Dilansir dari laman https://ebtke.esdm.go.id dalam artikel yang berjudul Indonesia Berkomitmen Capai Net Zero Emission, Kementrian ESDM dengan Kementrian LHK sedang menyusun komitmen zero emission dengan implementasi program pemberhentian pengoperasian Pembangkit Listrik Tenaga Uap sebanyak 53 GW di tahun 2025-2045. Di lain sisi pada tiga tahun awal pemerintahan jokowi sudah menjalankan pembangunan proyek 35.000 MW, dengan target pebangkit teralisaikan 17.000 MW pada akhir 2019 dan dilanjut hingga 2024.

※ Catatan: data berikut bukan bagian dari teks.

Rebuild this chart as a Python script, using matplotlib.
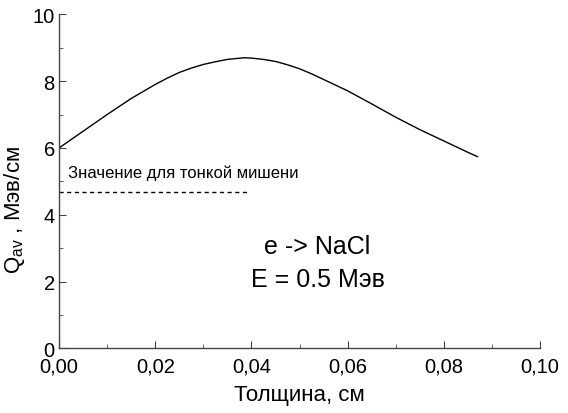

Sebuah kebijakan yang sangat kontradiktif, dengan alasan sebagai suplai industri dan kebutuhan masyarakat akan konsumsi listrik yang terus meningkat. Padahal seperti yang diungkap oleh watchdoc documentary dalam salah satu filem  berjudul "Sesak-Kisah Mereka yang Tumbuh Bersama Energi Kotor" produksi listrik indonesia sebenarnya sudah cukup dalam memenuhi kebutuhan listrik dalam negeri, selain itu regulasi monopoli PLN juga menjadi bumerang yang menyebabkan EBT tidak bisa berkembang menjadi energi alternatif, padahal sekarang sudah banyak masyarakat yang sudah menaruh "awarness" mengenai penggunaan energi ramah lingkungan.
Selain Energi Fosil yang biasanya menjadi kambing hitam dalam terjadinya efek rumah kaca, sektor lain yang menyumbang gas efek rumah kaca yang cukup besar adalah bidang pentanian dan peternakan dengan masing-masing perosentasi untuk pertanian sekitar 10-12% dan peternakan 18-51%.

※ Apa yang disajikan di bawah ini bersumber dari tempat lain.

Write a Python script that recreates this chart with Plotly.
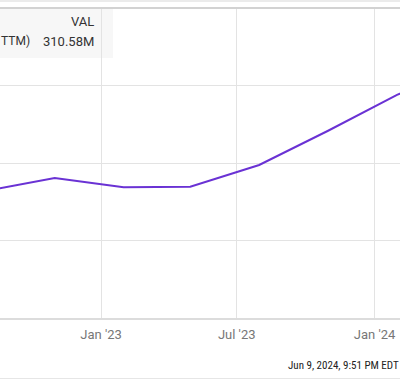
import plotly.graph_objects as go

# Data (quarterly TTM values, millions)
dates = ["2022-07-31", "2022-10-31", "2023-01-31", "2023-04-30",
         "2023-07-31", "2023-10-31", "2024-01-31", "2024-04-30"]
values_m = [232.0, 240.3, 234.4, 234.7, 248.7, 270.8, 294.0, 310.58]
tick_dates = ["2023-01-01", "2023-07-01", "2024-01-01"]
tick_labels = ["Jan '23", "Jul '23", "Jan '24"]
y_grid = [150e6, 200e6, 250e6, 300e6, 350e6]

W, H = 400, 380
TOP, BOT = 8, 318
PH = BOT - TOP

def py(p):
    return (BOT - p) / PH

def px(p):
    return p / W

NARROW = "Roboto Condensed, Liberation Sans Narrow, Arial Narrow, Roboto"

fig = go.Figure()
fig.add_trace(go.Scatter(
    x=dates, y=[v * 1e6 for v in values_m], mode="lines",
    line=dict(color="#6a32d4", width=2), hoverinfo="skip", showlegend=False,
))

fig.update_layout(
    width=W, height=H,
    margin=dict(l=0, r=0, t=TOP, b=H - BOT),
    paper_bgcolor="white", plot_bgcolor="white",
    font=dict(family="Roboto", color="#333"),
    xaxis=dict(
        type="date", range=["2022-08-19", "2024-02-04"],
        tickvals=tick_dates, ticktext=tick_labels,
        showgrid=True, gridcolor="#e3e3e3", gridwidth=1,
        showline=True, linecolor="#dcdcdc", linewidth=2,
        ticks="", ticklabelstandoff=3,
        tickfont=dict(family="Roboto", size=13, color="#777"),
        zeroline=False, fixedrange=True,
    ),
    yaxis=dict(
        range=[150e6, 350e6], tickvals=y_grid,
        showgrid=True, gridcolor="#e3e3e3", gridwidth=1,
        showticklabels=False, zeroline=False, ticks="", fixedrange=True,
    ),
    shapes=[
        dict(type="rect", xref="paper", yref="paper", x0=0, x1=px(113),
             y0=py(58), y1=py(TOP), fillcolor="#f7f7f7", line=dict(width=0),
             layer="below"),
        dict(type="rect", xref="paper", yref="paper", x0=0, x1=1,
             y0=py(2), y1=py(0), fillcolor="#ebebeb", line=dict(width=0)),
        dict(type="line", xref="paper", yref="paper", x0=0, x1=1,
             y0=py(TOP), y1=py(TOP), line=dict(color="#d2d2d2", width=2)),
        dict(type="line", xref="paper", yref="paper", x0=0, x1=1,
             y0=py(378.5), y1=py(378.5), line=dict(color="#e6e6e6", width=1)),
    ],
    annotations=[
        dict(text="TTM)", xref="paper", yref="paper",
             x=px(-1.5), y=py(41), xanchor="left", yanchor="middle",
             showarrow=False, font=dict(family="Roboto", size=12, color="#333")),
        dict(text="VAL", xref="paper", yref="paper",
             x=px(96), y=py(21), xanchor="right", yanchor="middle",
             showarrow=False, font=dict(family="Roboto", size=13, color="#333")),
        dict(text="310.58M", xref="paper", yref="paper",
             x=px(96), y=py(41), xanchor="right", yanchor="middle",
             showarrow=False, font=dict(family="Roboto", size=13, color="#333")),
        dict(text="Jun 9, 2024, 9:51 PM EDT", xref="paper", yref="paper",
             x=px(401), y=py(365), xanchor="right", yanchor="middle",
             showarrow=False, font=dict(family=NARROW, size=11, color="#222")),
    ],
)

fig.write_html(
    "out.html",
    config={"displayModeBar": False},
    post_script="document.body.style.margin='0';document.body.style.overflow='hidden';",
)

Gas metana yang diproduksi dari pertanian dan peternakan mampu menyyebakan penurunan oksigen sampai dengan 19,5% pada kadar lebih tinggi bisa menyebabkan kebakaran dan ledakan apabila bercamur dengan udara. Prosentase dan dampak yang cukup besan dari bidang tersebut membuat tidak afdol rasanya jika kebijakan dalam rangka mencapai Net Zero Emission hanya berfokus pada pengunaan EBT saja. Untuk itu perlu adanya sebuah kebijakan yang kongret dalam komitmen Net Zero Emission, ada dua hal yang berlu diselesaikan dalam upaya mengurangi dapak rumah kaca yang sudah kita rasakan dampaknya.
- EBT (Energi Baru Terbarukan). EBT yang juga sudah menjadi komitmen Kementrian ESDM dan LHK dalam praktinya masih terlampau minim, hal ini dapat dilihat dari presentasi  pemgunaan bahan bakar fosil di pembangkit listrik, pada tahun 2020 pengunaan energi kotor batu bara PLTU mencapai 50% dengan kapasitas 31.952 MW sedangkan energi lain seperti PLTA 8% dengan kapasitas 5,174 MW, PLTP 4% dengan kapasitas 2.443 MW, PLTG/MG/GU/D 37 % 23.438 MW dan PLT EBT lain 1% dengan kapasitas 329 MW (bersihkanindonesia), dengan demikian harusnya Indonesia mulai membuka mata dengan pemanfaatan EBT sebagai penopang sumber energi negara, banyak sekali potensi yang bisa dimanfaatkan meliat kondisi geografi Indonesia, mulai dari yang skala kecil seperti PLTmicro hidro, yang bisa menjangkau area terpencil yang mempunyai potensi luar biasa bagi ketahanan energi Indonesia.
- Pertanian Modern. Sektor yang akan terus dibutuhkan seiring pertambahan jumlah penduduk adalah pertanian, tak heran pemerintah sering mengemborkan masalah swa sembada pangan, yang sudah menjadi kampanye sejak berdirinya NKRI. Pada pemerintahan Presiden Jokowi program food estate, Â yang justru bisa membuat indonesia semakin mendukung krisis iklim, pada pertengahan tahun 2020 pemerintah menyiapkan 2,3 juta hektar lahan pertanian baru di sumatera utara, kalimantan tengah, papua, dan Nusa tenggara timur dengan anggaran 1,2 T (tempo), salah satu dampak yang nyata adalah pembukaan 600 hektar hutan di gunung mas, kalimantan tengah melepaskan minimal 250 ribu ton emisi karbon. Sudah saatnya pemerintah harus berani mengembangan teknologi pertanian atau peternakan modern dengan mengoptimalkan lahan, yang sudah ada. Ada beberapa alternatif yang bisa digunakan seperti pertanian dengan sistem hidroponik dalam ruangan yang bisa menguransi pengunaan bahan kimia dan menghemat air, permaculture pada area bekas tambang dan lain sebagainya.